15th European Conference on Turbomachinery Fluid dynamics & Thermodynamics
Paper ID:
ETC2023-187
Main Topic:
Fans
Authors
Abstract
The present work reports the experimental characterization of the unsteady leakage flow of a low-speed ring fan. Three experimental conditions have been investigated varying the dimensionless pressure rise across the rotor. For the lowest and the highest pressure rises, the leakage flow has been found to be re-ingested by the rotor and to move radially outwards, respectively. For these two operating conditions, a stable flow pattern has been observed in terms of the spatial distribution of the flow leaving the gap. Differently, a strong radial oscillation of the leakage flow has been observed for the intermediate flow case, with continuous switching between the two former configurations. To investigate the origin of such unsteady behavior, Particle Image Velocimetry (PIV) measurements have been performed in a meridional plane that was located in front of the rotor gap. PIV data has been then processed using the Proper Orthogonal Decomposition (POD).

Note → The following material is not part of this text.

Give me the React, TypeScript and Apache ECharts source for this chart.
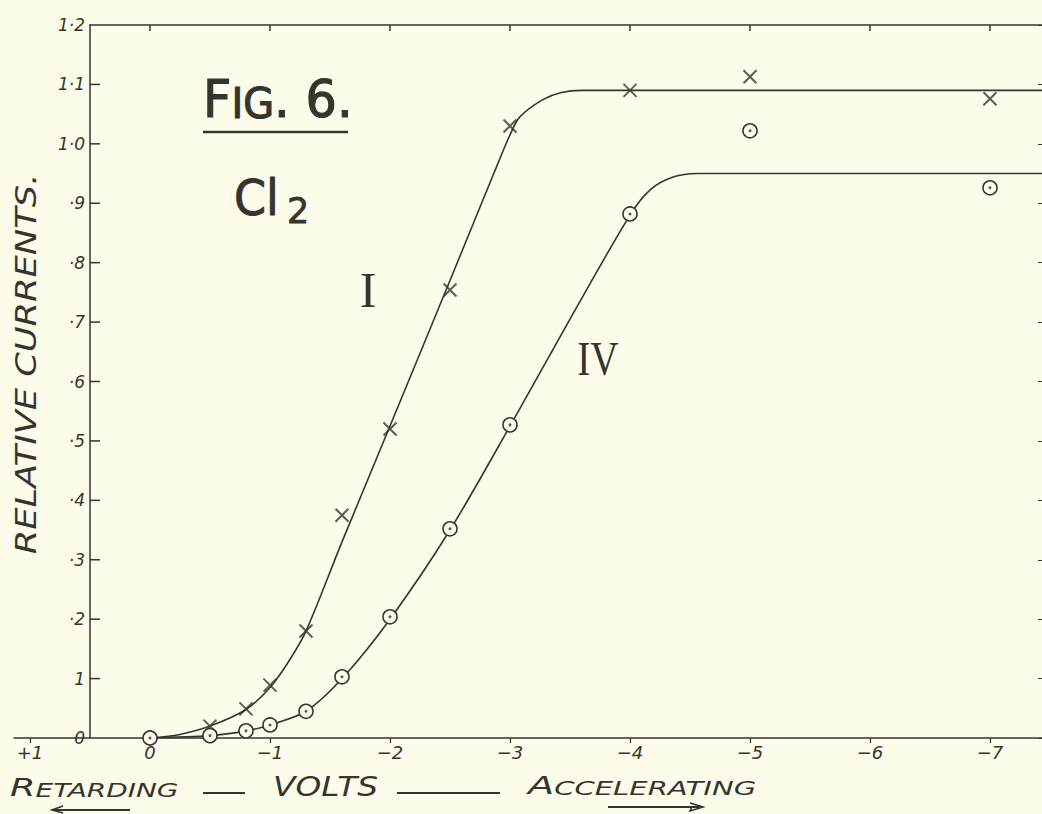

Particularly, a POD based phase-averaging procedure has been adopted for the inspection of the main sources of periodic unsteadiness in the analyzed flow, whose dynamics are not necessarily related with the rotor rotational speed. Interestingly, the POD decomposition here applied showed that the unsteady behavior characterizing the leakage flow for the intermediate pressure rise is not phased with the rotor period. Moreover, the coherent motions captured by the POD modes have been found to promote turbulence transport at different radial positions, thus possibly affecting the noise generation of the rotor. The same behavior has been not observed for the rotor related fluctuations. The POD based procedure presented here can be generally applied to all of turbomachinery flows for the characterization of their unsteady behavior beside the classical phase-averaging methods based on rotor related quantities.